**PROBLEM DESCRIPTION**
Search the material for the string "matplotlib" and copy each line where it occurs.

---------- INPUT RECORDS

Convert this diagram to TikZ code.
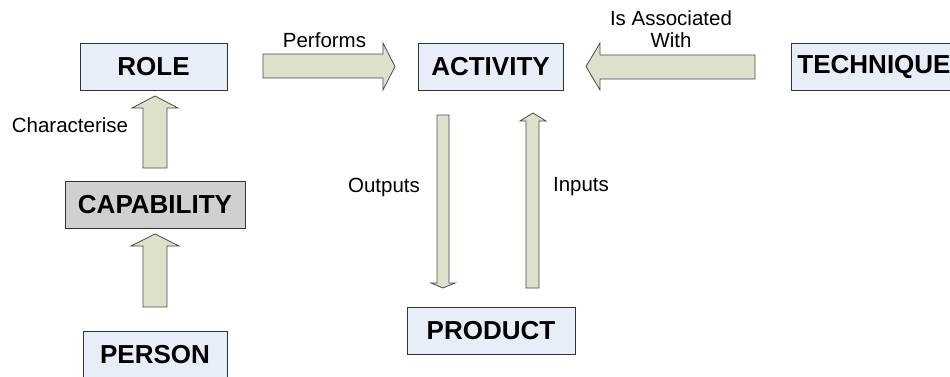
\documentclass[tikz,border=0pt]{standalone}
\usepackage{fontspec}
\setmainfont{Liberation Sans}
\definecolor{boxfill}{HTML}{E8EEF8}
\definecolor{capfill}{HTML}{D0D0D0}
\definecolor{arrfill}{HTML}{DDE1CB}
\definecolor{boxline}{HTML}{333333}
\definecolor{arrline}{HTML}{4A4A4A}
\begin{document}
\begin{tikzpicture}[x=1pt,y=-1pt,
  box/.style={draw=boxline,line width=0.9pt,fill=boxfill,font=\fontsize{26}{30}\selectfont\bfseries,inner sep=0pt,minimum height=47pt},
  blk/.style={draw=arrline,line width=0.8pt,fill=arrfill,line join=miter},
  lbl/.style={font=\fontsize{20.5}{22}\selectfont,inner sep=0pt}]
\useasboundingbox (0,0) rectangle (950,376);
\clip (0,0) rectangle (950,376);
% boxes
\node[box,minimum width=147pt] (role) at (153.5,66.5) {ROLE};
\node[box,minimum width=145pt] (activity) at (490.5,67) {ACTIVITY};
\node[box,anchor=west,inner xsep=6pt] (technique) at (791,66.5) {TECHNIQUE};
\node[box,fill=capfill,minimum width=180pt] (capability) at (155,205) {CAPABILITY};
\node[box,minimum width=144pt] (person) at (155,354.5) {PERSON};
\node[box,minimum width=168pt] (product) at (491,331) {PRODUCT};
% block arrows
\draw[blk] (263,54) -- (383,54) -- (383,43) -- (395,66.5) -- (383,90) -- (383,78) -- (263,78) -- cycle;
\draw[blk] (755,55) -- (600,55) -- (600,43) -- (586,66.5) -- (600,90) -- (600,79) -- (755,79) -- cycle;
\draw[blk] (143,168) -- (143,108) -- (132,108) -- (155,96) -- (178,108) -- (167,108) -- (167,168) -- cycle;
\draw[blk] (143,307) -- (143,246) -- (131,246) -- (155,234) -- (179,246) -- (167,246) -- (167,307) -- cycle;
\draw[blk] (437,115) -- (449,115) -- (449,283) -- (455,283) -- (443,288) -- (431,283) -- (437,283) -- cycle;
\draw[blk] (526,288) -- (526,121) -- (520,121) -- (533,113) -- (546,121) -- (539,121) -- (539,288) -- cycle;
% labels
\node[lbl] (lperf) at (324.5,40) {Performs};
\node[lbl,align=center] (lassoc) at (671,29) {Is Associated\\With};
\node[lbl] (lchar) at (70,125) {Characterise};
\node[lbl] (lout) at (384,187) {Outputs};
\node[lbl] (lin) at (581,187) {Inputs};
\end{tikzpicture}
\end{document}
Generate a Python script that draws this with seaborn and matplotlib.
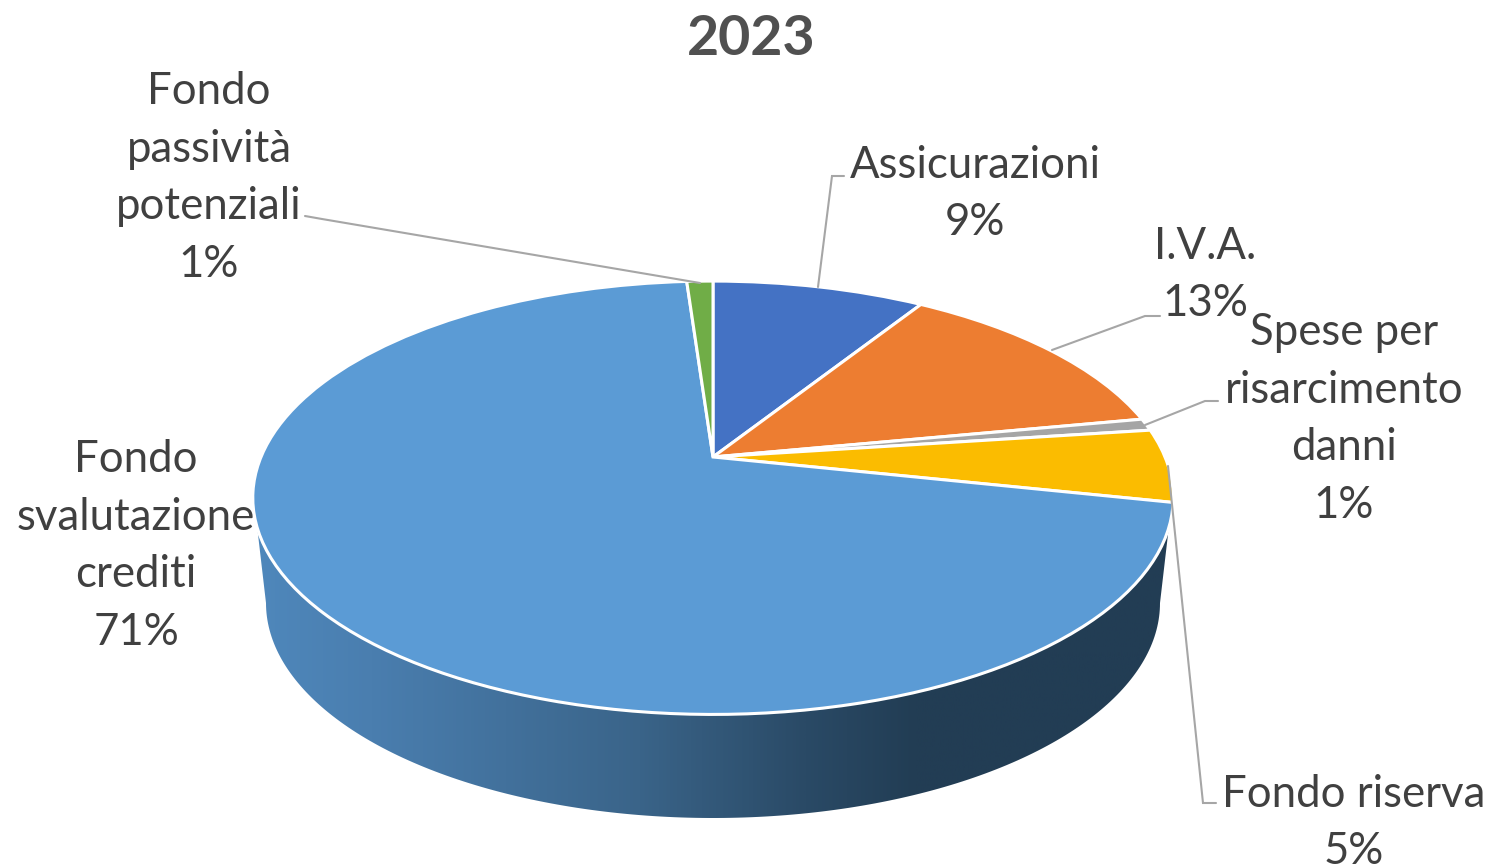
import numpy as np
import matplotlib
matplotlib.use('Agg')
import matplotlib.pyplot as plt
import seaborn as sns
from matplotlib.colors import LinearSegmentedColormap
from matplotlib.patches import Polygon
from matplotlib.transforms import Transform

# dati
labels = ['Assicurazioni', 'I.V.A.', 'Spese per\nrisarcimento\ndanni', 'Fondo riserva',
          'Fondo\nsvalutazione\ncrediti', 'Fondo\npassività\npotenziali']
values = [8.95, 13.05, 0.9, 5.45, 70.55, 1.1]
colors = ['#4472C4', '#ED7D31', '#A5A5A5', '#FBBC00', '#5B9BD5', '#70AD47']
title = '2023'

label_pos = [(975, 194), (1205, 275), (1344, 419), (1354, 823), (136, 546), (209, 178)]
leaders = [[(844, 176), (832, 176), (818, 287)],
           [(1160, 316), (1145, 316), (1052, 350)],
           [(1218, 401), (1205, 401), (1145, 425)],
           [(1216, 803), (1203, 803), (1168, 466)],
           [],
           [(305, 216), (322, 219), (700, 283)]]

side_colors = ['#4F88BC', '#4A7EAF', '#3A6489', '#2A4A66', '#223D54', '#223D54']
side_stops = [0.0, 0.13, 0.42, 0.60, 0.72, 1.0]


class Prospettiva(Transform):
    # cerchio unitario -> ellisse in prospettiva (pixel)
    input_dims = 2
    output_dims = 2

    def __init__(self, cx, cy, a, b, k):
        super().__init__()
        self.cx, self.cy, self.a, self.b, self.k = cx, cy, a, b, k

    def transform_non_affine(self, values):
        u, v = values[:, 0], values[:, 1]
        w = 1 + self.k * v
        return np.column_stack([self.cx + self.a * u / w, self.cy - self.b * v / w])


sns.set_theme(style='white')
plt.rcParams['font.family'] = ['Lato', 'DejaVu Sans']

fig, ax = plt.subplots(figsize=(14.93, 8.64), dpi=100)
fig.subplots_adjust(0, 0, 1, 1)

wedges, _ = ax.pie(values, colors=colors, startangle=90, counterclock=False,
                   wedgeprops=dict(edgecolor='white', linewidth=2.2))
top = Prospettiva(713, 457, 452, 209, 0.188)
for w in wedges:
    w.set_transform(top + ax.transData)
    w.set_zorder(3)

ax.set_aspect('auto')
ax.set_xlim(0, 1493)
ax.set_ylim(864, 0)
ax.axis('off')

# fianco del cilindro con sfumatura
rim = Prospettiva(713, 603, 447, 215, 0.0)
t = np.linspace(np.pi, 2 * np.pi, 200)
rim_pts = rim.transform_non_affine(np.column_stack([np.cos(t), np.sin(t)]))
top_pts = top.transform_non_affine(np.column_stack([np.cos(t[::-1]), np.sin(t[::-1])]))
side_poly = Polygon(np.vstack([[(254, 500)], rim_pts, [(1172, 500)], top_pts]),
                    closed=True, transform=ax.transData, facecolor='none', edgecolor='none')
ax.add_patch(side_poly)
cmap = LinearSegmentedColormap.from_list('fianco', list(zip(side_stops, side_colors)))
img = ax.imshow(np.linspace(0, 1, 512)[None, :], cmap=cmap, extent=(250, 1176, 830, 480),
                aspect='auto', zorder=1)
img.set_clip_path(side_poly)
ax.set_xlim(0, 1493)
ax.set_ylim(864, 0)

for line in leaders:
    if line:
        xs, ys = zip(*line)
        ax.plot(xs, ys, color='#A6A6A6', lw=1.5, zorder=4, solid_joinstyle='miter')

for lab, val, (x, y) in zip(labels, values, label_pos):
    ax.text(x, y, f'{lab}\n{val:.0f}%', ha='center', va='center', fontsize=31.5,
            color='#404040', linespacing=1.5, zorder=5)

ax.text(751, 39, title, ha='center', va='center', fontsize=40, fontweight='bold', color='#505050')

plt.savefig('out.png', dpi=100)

--------------------

**ANSWER TO THE EXERCISE**
Generate a Python script that draws this with seaborn and matplotlib.
import matplotlib
matplotlib.use('Agg')
import matplotlib.pyplot as plt
from matplotlib.colors import LinearSegmentedColormap
from matplotlib.patches import Polygon
from matplotlib.transforms import Transform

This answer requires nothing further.